Sometimes it’s a novelous autobiography, other times it’s a children's coloring book. Either way, something to learn everywhere.


What works is following the footsteps of the past. The systemic issues within our educational institutions are one of the leading causes of poverty and lack of quality life expectancy. However, when behavioral constructs created from policy set-up in particular environments to taint the prospect for equal opportunity, the playing field will never become equal. It’s true that oppression has shifted away from racism to classism, which discriminates through tax policy, which are premeditated barriers set up against People of Color through housing policy in the Jim Crow era.


The peer/social related issues that shape the psycho-normalism of inner-city children can corrupt the potential for a reasonable life before the human condition fully forms: Every probability of danger increases; from gang involvement and drug dealing, to mental health deterioration and suicide. Everything in between can be related to the lack of sex education and financial literacy being taught in low income neighborhoods, yet those same districts are balanced with an abhorrent number of abortion clinics and liquor stores. The relation is multi-dimensional.

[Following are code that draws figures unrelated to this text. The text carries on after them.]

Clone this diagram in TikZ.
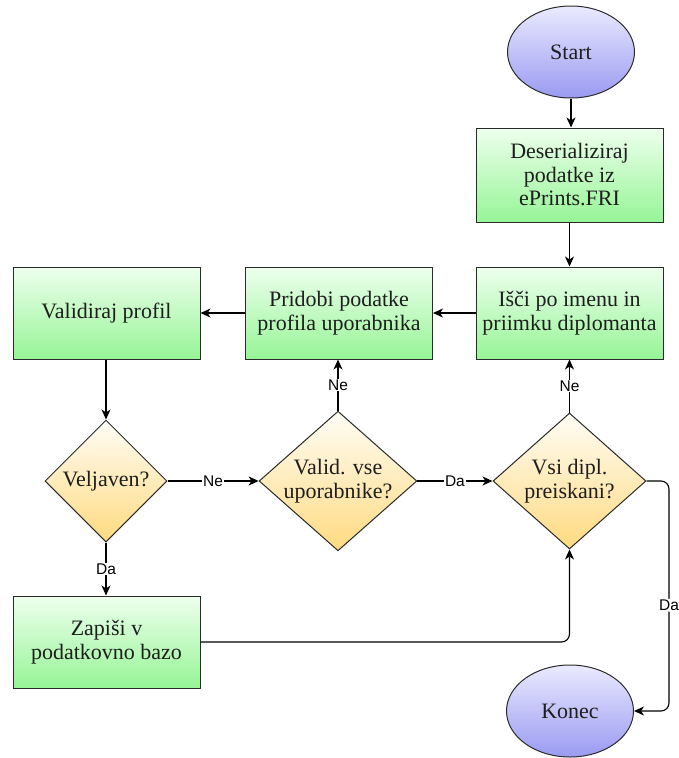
\documentclass[tikz,border=0pt]{standalone}
\usepackage{fontspec}
\setmainfont{Liberation Serif}
\newfontfamily\lblfont{Liberation Sans}
\usetikzlibrary{shapes.geometric,arrows.meta}
\definecolor{gtop}{HTML}{EEFFEE}
\definecolor{gbot}{HTML}{96F596}
\definecolor{btop}{HTML}{EAEAFF}
\definecolor{bbot}{HTML}{9A9AF2}
\definecolor{ytop}{HTML}{FFFDF6}
\definecolor{ybot}{HTML}{FFDA80}
\definecolor{edge}{HTML}{2A2A2A}
\definecolor{txt}{HTML}{1E1E1E}
\tikzset{
  every node/.style={text=txt},
  base/.style={draw=edge, line width=1pt, align=center, inner sep=0pt,
    font=\fontsize{22}{23.5}\selectfont},
  procbox/.style={base, rectangle, minimum width=187pt, minimum height=92pt, top color=gtop, bottom color=gbot},
  termel/.style={base, ellipse, minimum width=127pt, minimum height=92pt, top color=btop, bottom color=bbot},
  decis/.style={base, diamond, top color=ytop, bottom color=ybot},
  arr/.style={draw=black, line width=1.1pt, -{Stealth[length=10pt,width=9pt,inset=3pt]}},
  lbl/.style={fill=white, inner sep=1pt, font=\lblfont\fontsize{15.5}{15.5}\selectfont, text=black}
}
\begin{document}
\begin{tikzpicture}[x=1pt,y=-1pt]
\useasboundingbox (0,0) rectangle (678,758);
\node[termel] (start) at (571,52) {Start};
\node[procbox, minimum height=94pt] (des) at (569.5,175) {Deserializiraj\\podatke iz\\ePrints.FRI};
\node[procbox] (isci) at (569.5,313) {Išči po imenu in\\priimku diplomanta};
\node[procbox] (prid) at (339,313) {Pridobi podatke\\profila uporabnika};
\node[procbox] (valp) at (106.5,313) {Validiraj profil};
\node[decis, minimum width=122pt, minimum height=122pt] (velj) at (106,481) {Veljaven?};
\node[decis, minimum width=154pt, minimum height=136pt, aspect=1.13] (vall) at (338,481) {Valid. vse\\uporabnike?};
\node[decis, minimum width=153pt, minimum height=136pt, aspect=1.13] (vsi) at (569.5,481) {Vsi dipl.\\preiskani?};
\node[procbox] (zap) at (106.5,642) {Zapiši v\\podatkovno bazo};
\node[termel] (konec) at (570,711) {Konec};
\coordinate (rt) at (669,481);

\draw[arr] (start.south) -- (start.south |- des.north);
\draw[arr] (des) -- (isci);
\draw[arr] (isci) -- (prid);
\draw[arr] (prid) -- (valp);
\draw[arr] (valp.south -| velj.north) -- (velj.north);
\draw[arr] (velj.east) -- node[lbl]{Ne} (vall.west);
\draw[arr] (vall.east) -- node[lbl]{Da} (vsi.west);
\draw[arr] (vall.north) -- node[lbl]{Ne} (vall.north |- prid.south);
\draw[arr] (vsi.north) -- node[lbl]{Ne} (vsi.north |- isci.south);
\draw[arr] (velj.south) -- node[lbl]{Da} (velj.south |- zap.north);
\draw[arr, rounded corners=8pt] (zap.east) -| (vsi.south);
\draw[arr, rounded corners=8pt] (vsi.east) -- (rt) |- node[lbl, pos=0.27]{Da} (konec.east);
\end{tikzpicture}
\end{document}
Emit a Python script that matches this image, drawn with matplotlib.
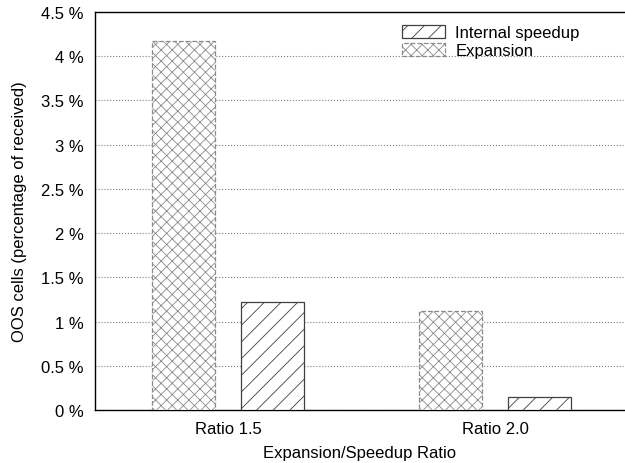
import matplotlib
matplotlib.use("Agg")
import numpy as np
import matplotlib.pyplot as plt

plt.rcParams['font.family'] = ['Liberation Sans', 'DejaVu Sans']
plt.rcParams['hatch.linewidth'] = 0.6

ratios = ['Ratio 1.5', 'Ratio 2.0']
expansion = [4.17, 1.12]
speedup = [1.22, 0.15]
yticks = [0, 0.5, 1, 1.5, 2, 2.5, 3, 3.5, 4, 4.5]


def draw_graph():
    fig = plt.figure(figsize=(6.25, 4.64), dpi=100)
    ax = fig.add_axes([0.152, 0.114, 0.848, 0.858])
    x = np.arange(len(ratios))
    w = 0.236
    off = 0.168

    ax.bar(x - off, expansion, w, color='white', edgecolor='#8a8a8a', hatch='xxx',
           linestyle='--', linewidth=0.9, label='Expansion', zorder=3)
    ax.bar(x + off, speedup, w, color='white', edgecolor='#404040', hatch='//',
           linewidth=0.9, label='Internal speedup', zorder=3)

    ax.set_xlim(-0.498, 1.487)
    ax.set_ylim(0, 4.5)
    ax.set_yticks(yticks)
    ax.set_yticklabels(['%g %%' % v for v in yticks], fontsize=12)
    ax.set_xticks(x)
    ax.set_xticklabels(ratios, fontsize=12)
    ax.tick_params(length=0, pad=8)
    ax.yaxis.grid(True, linestyle=':', color='#808080', linewidth=0.8, zorder=0)
    ax.spines['right'].set_visible(False)
    for s in ['left', 'top', 'bottom']:
        ax.spines[s].set_linewidth(1.0)

    ax.set_xlabel('Expansion/Speedup Ratio', fontsize=12, labelpad=6)
    ax.set_ylabel('OOS cells (percentage of received)', fontsize=12, labelpad=10)

    h, l = ax.get_legend_handles_labels()
    ax.legend(h[::-1], l[::-1], loc='upper right', bbox_to_anchor=(0.94, 1.0),
              frameon=False, fontsize=12, handlelength=2.6, handleheight=0.8,
              handletextpad=0.6, labelspacing=0.15, borderpad=0.3)

    fig.savefig('out.png', dpi=100)


if __name__ == "__main__":
    draw_graph()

The most revolutionary thing WE CAN DO is teach. We may not be able to dismantle the inherently flawed roots of capitalism, but there is hope in a better future through education. From the disenfranchisement of common core standardized testing, to expanding the equity scope through fair-housing property tax policy, change will be slowww and steady. The paperwork behind the revival is clockwork. There are mechanisms in place to handle autonomous work to dictate how smooth bureaucracy runs. All we have to do is design the gameplan towards influencing growth in the most impacted neighborhood, so we can all live in a brighter tomorrow.